Rows from a dataset
▬▬▬

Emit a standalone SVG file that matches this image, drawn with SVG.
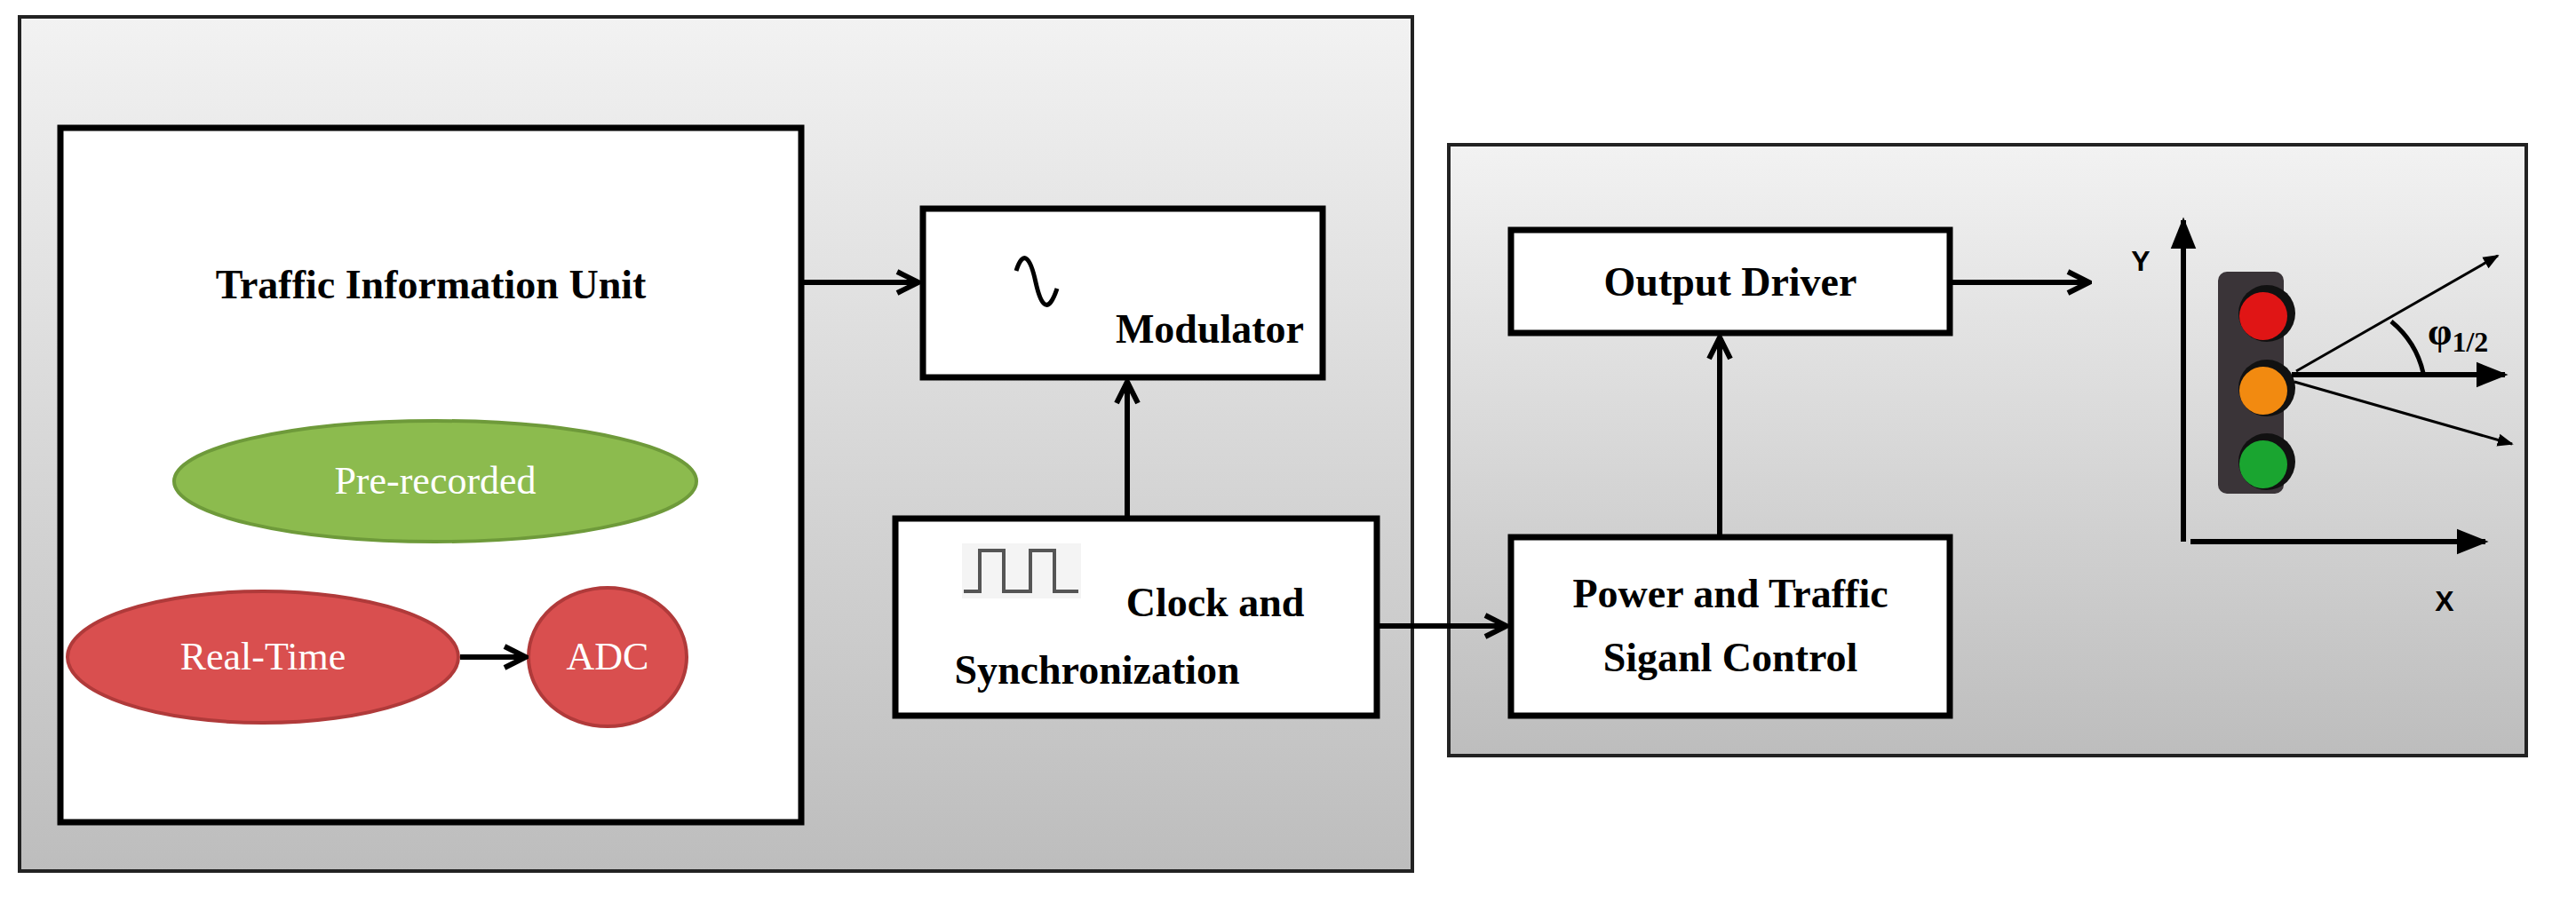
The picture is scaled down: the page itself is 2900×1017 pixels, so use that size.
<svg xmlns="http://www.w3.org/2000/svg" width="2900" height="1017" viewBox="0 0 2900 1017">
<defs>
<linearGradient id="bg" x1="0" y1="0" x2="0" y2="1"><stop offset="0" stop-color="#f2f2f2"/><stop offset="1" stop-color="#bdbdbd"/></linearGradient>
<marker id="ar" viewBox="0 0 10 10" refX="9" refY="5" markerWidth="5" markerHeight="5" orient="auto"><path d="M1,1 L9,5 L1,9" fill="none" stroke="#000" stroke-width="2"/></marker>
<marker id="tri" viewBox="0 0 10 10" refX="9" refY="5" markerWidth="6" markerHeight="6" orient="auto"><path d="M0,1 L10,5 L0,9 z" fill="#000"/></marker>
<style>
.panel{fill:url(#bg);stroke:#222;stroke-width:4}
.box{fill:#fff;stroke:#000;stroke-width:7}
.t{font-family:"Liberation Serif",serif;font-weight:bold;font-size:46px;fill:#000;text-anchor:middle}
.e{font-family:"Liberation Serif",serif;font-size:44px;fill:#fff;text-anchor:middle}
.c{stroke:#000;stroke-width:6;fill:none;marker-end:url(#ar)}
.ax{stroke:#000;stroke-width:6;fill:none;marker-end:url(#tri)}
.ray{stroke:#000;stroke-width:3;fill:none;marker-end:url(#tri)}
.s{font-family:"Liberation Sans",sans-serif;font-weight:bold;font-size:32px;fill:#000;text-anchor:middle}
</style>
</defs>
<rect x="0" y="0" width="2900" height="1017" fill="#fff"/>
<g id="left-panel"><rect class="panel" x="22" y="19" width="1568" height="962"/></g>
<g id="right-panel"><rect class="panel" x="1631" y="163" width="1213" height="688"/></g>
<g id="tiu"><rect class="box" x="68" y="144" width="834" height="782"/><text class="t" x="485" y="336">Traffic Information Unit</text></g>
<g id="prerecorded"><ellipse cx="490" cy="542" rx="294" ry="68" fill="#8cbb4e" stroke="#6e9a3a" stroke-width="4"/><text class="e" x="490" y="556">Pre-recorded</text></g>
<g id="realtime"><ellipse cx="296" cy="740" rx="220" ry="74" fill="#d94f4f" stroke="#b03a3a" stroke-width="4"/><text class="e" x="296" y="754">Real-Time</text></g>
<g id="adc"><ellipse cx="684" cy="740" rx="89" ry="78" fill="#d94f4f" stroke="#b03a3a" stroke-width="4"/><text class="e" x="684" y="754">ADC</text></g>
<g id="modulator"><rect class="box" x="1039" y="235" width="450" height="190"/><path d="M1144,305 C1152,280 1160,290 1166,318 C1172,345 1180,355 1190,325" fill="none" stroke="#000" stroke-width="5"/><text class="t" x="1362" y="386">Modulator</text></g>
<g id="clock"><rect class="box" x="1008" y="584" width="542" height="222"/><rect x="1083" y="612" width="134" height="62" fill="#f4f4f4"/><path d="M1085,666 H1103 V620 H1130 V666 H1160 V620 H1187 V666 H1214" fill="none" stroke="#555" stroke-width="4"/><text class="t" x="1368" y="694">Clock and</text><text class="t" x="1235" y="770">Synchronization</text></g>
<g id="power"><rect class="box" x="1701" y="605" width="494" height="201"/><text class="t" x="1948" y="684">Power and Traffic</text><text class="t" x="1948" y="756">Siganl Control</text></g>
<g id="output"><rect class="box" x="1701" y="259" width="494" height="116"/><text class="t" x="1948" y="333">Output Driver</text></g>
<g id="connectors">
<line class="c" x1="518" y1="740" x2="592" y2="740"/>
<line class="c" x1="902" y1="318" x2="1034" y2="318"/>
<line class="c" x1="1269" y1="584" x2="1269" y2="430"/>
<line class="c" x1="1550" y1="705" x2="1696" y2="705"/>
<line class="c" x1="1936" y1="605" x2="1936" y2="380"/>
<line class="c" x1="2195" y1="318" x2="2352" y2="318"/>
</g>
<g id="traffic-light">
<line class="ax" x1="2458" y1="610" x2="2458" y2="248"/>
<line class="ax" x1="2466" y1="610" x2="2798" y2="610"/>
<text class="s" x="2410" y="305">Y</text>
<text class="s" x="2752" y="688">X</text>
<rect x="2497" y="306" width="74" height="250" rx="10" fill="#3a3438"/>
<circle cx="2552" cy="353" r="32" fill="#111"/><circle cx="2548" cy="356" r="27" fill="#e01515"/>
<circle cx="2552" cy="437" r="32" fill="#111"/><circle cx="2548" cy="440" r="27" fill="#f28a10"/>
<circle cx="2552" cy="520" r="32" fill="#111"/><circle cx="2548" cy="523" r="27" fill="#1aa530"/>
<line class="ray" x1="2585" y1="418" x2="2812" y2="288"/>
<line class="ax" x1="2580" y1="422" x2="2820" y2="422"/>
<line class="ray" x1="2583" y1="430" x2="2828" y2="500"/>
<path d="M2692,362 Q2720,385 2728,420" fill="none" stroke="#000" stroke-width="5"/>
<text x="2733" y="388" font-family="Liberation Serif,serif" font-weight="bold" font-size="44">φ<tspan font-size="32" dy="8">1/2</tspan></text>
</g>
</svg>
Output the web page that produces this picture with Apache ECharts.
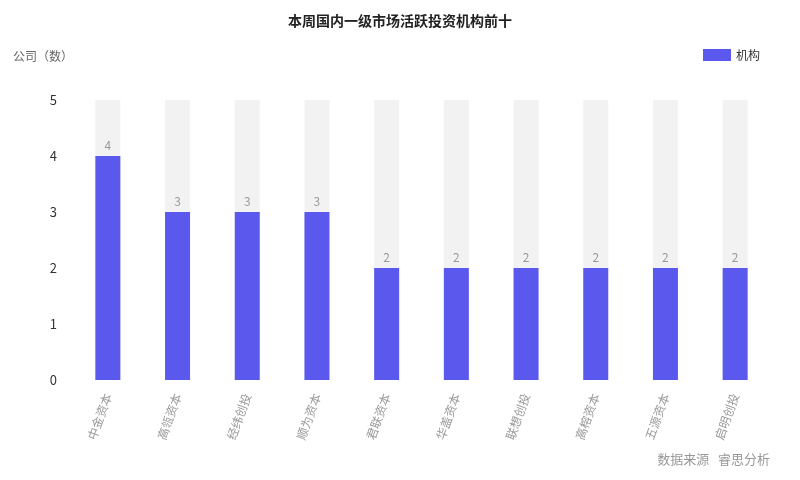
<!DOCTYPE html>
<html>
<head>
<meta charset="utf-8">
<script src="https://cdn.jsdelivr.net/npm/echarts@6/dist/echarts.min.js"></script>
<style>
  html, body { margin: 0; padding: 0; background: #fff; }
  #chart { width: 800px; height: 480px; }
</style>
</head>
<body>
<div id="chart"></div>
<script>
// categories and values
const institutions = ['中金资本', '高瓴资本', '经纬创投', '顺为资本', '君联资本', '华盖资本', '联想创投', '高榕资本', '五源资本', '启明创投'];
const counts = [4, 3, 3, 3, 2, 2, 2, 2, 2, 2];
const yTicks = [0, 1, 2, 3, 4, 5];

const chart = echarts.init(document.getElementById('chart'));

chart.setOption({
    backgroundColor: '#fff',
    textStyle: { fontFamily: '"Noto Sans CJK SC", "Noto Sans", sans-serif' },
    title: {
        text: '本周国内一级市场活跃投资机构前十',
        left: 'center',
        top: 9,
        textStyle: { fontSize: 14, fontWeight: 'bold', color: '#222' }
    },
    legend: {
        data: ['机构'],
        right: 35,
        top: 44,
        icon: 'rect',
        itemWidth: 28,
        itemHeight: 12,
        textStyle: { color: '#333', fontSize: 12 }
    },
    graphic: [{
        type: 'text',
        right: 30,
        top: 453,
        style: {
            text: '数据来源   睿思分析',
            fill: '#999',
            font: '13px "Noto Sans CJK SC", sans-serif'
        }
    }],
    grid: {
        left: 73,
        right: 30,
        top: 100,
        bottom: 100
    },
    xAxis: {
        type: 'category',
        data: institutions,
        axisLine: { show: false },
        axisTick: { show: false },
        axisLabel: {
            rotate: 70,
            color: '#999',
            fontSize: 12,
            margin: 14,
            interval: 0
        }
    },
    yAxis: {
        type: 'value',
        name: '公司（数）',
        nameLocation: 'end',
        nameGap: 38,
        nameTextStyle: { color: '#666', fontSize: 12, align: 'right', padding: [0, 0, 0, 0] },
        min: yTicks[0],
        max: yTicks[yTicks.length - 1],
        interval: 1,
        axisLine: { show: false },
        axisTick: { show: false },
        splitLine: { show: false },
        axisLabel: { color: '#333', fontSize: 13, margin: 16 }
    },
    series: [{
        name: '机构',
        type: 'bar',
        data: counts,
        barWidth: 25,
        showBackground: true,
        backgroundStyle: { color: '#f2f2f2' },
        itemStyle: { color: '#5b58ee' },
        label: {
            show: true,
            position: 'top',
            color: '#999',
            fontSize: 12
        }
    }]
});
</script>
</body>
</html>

▬▬▬

Task objective — Quote the data above in full and without alteration; skip the pictures.

The answer —
Emit a standalone SVG file that matches this image, drawn with SVG.
The picture is scaled down: the page itself is 2900×1017 pixels, so use that size.
<svg xmlns="http://www.w3.org/2000/svg" width="2900" height="1017" viewBox="0 0 2900 1017">
<defs>
<linearGradient id="bg" x1="0" y1="0" x2="0" y2="1"><stop offset="0" stop-color="#f2f2f2"/><stop offset="1" stop-color="#bdbdbd"/></linearGradient>
<marker id="ar" viewBox="0 0 10 10" refX="9" refY="5" markerWidth="5" markerHeight="5" orient="auto"><path d="M1,1 L9,5 L1,9" fill="none" stroke="#000" stroke-width="2"/></marker>
<marker id="tri" viewBox="0 0 10 10" refX="9" refY="5" markerWidth="6" markerHeight="6" orient="auto"><path d="M0,1 L10,5 L0,9 z" fill="#000"/></marker>
<style>
.panel{fill:url(#bg);stroke:#222;stroke-width:4}
.box{fill:#fff;stroke:#000;stroke-width:7}
.t{font-family:"Liberation Serif",serif;font-weight:bold;font-size:46px;fill:#000;text-anchor:middle}
.e{font-family:"Liberation Serif",serif;font-size:44px;fill:#fff;text-anchor:middle}
.c{stroke:#000;stroke-width:6;fill:none;marker-end:url(#ar)}
.ax{stroke:#000;stroke-width:6;fill:none;marker-end:url(#tri)}
.ray{stroke:#000;stroke-width:3;fill:none;marker-end:url(#tri)}
.s{font-family:"Liberation Sans",sans-serif;font-weight:bold;font-size:32px;fill:#000;text-anchor:middle}
</style>
</defs>
<rect x="0" y="0" width="2900" height="1017" fill="#fff"/>
<g id="left-panel"><rect class="panel" x="22" y="19" width="1568" height="962"/></g>
<g id="right-panel"><rect class="panel" x="1631" y="163" width="1213" height="688"/></g>
<g id="tiu"><rect class="box" x="68" y="144" width="834" height="782"/><text class="t" x="485" y="336">Traffic Information Unit</text></g>
<g id="prerecorded"><ellipse cx="490" cy="542" rx="294" ry="68" fill="#8cbb4e" stroke="#6e9a3a" stroke-width="4"/><text class="e" x="490" y="556">Pre-recorded</text></g>
<g id="realtime"><ellipse cx="296" cy="740" rx="220" ry="74" fill="#d94f4f" stroke="#b03a3a" stroke-width="4"/><text class="e" x="296" y="754">Real-Time</text></g>
<g id="adc"><ellipse cx="684" cy="740" rx="89" ry="78" fill="#d94f4f" stroke="#b03a3a" stroke-width="4"/><text class="e" x="684" y="754">ADC</text></g>
<g id="modulator"><rect class="box" x="1039" y="235" width="450" height="190"/><path d="M1144,305 C1152,280 1160,290 1166,318 C1172,345 1180,355 1190,325" fill="none" stroke="#000" stroke-width="5"/><text class="t" x="1362" y="386">Modulator</text></g>
<g id="clock"><rect class="box" x="1008" y="584" width="542" height="222"/><rect x="1083" y="612" width="134" height="62" fill="#f4f4f4"/><path d="M1085,666 H1103 V620 H1130 V666 H1160 V620 H1187 V666 H1214" fill="none" stroke="#555" stroke-width="4"/><text class="t" x="1368" y="694">Clock and</text><text class="t" x="1235" y="770">Synchronization</text></g>
<g id="power"><rect class="box" x="1701" y="605" width="494" height="201"/><text class="t" x="1948" y="684">Power and Traffic</text><text class="t" x="1948" y="756">Siganl Control</text></g>
<g id="output"><rect class="box" x="1701" y="259" width="494" height="116"/><text class="t" x="1948" y="333">Output Driver</text></g>
<g id="connectors">
<line class="c" x1="518" y1="740" x2="592" y2="740"/>
<line class="c" x1="902" y1="318" x2="1034" y2="318"/>
<line class="c" x1="1269" y1="584" x2="1269" y2="430"/>
<line class="c" x1="1550" y1="705" x2="1696" y2="705"/>
<line class="c" x1="1936" y1="605" x2="1936" y2="380"/>
<line class="c" x1="2195" y1="318" x2="2352" y2="318"/>
</g>
<g id="traffic-light">
<line class="ax" x1="2458" y1="610" x2="2458" y2="248"/>
<line class="ax" x1="2466" y1="610" x2="2798" y2="610"/>
<text class="s" x="2410" y="305">Y</text>
<text class="s" x="2752" y="688">X</text>
<rect x="2497" y="306" width="74" height="250" rx="10" fill="#3a3438"/>
<circle cx="2552" cy="353" r="32" fill="#111"/><circle cx="2548" cy="356" r="27" fill="#e01515"/>
<circle cx="2552" cy="437" r="32" fill="#111"/><circle cx="2548" cy="440" r="27" fill="#f28a10"/>
<circle cx="2552" cy="520" r="32" fill="#111"/><circle cx="2548" cy="523" r="27" fill="#1aa530"/>
<line class="ray" x1="2585" y1="418" x2="2812" y2="288"/>
<line class="ax" x1="2580" y1="422" x2="2820" y2="422"/>
<line class="ray" x1="2583" y1="430" x2="2828" y2="500"/>
<path d="M2692,362 Q2720,385 2728,420" fill="none" stroke="#000" stroke-width="5"/>
<text x="2733" y="388" font-family="Liberation Serif,serif" font-weight="bold" font-size="44">φ<tspan font-size="32" dy="8">1/2</tspan></text>
</g>
</svg>
Output the web page that produces this picture with Apache ECharts.
<!DOCTYPE html>
<html>
<head>
<meta charset="utf-8">
<script src="https://cdn.jsdelivr.net/npm/echarts@6/dist/echarts.min.js"></script>
<style>
  html, body { margin: 0; padding: 0; background: #fff; }
  #chart { width: 800px; height: 480px; }
</style>
</head>
<body>
<div id="chart"></div>
<script>
// categories and values
const institutions = ['中金资本', '高瓴资本', '经纬创投', '顺为资本', '君联资本', '华盖资本', '联想创投', '高榕资本', '五源资本', '启明创投'];
const counts = [4, 3, 3, 3, 2, 2, 2, 2, 2, 2];
const yTicks = [0, 1, 2, 3, 4, 5];

const chart = echarts.init(document.getElementById('chart'));

chart.setOption({
    backgroundColor: '#fff',
    textStyle: { fontFamily: '"Noto Sans CJK SC", "Noto Sans", sans-serif' },
    title: {
        text: '本周国内一级市场活跃投资机构前十',
        left: 'center',
        top: 9,
        textStyle: { fontSize: 14, fontWeight: 'bold', color: '#222' }
    },
    legend: {
        data: ['机构'],
        right: 35,
        top: 44,
        icon: 'rect',
        itemWidth: 28,
        itemHeight: 12,
        textStyle: { color: '#333', fontSize: 12 }
    },
    graphic: [{
        type: 'text',
        right: 30,
        top: 453,
        style: {
            text: '数据来源   睿思分析',
            fill: '#999',
            font: '13px "Noto Sans CJK SC", sans-serif'
        }
    }],
    grid: {
        left: 73,
        right: 30,
        top: 100,
        bottom: 100
    },
    xAxis: {
        type: 'category',
        data: institutions,
        axisLine: { show: false },
        axisTick: { show: false },
        axisLabel: {
            rotate: 70,
            color: '#999',
            fontSize: 12,
            margin: 14,
            interval: 0
        }
    },
    yAxis: {
        type: 'value',
        name: '公司（数）',
        nameLocation: 'end',
        nameGap: 38,
        nameTextStyle: { color: '#666', fontSize: 12, align: 'right', padding: [0, 0, 0, 0] },
        min: yTicks[0],
        max: yTicks[yTicks.length - 1],
        interval: 1,
        axisLine: { show: false },
        axisTick: { show: false },
        splitLine: { show: false },
        axisLabel: { color: '#333', fontSize: 13, margin: 16 }
    },
    series: [{
        name: '机构',
        type: 'bar',
        data: counts,
        barWidth: 25,
        showBackground: true,
        backgroundStyle: { color: '#f2f2f2' },
        itemStyle: { color: '#5b58ee' },
        label: {
            show: true,
            position: 'top',
            color: '#999',
            fontSize: 12
        }
    }]
});
</script>
</body>
</html>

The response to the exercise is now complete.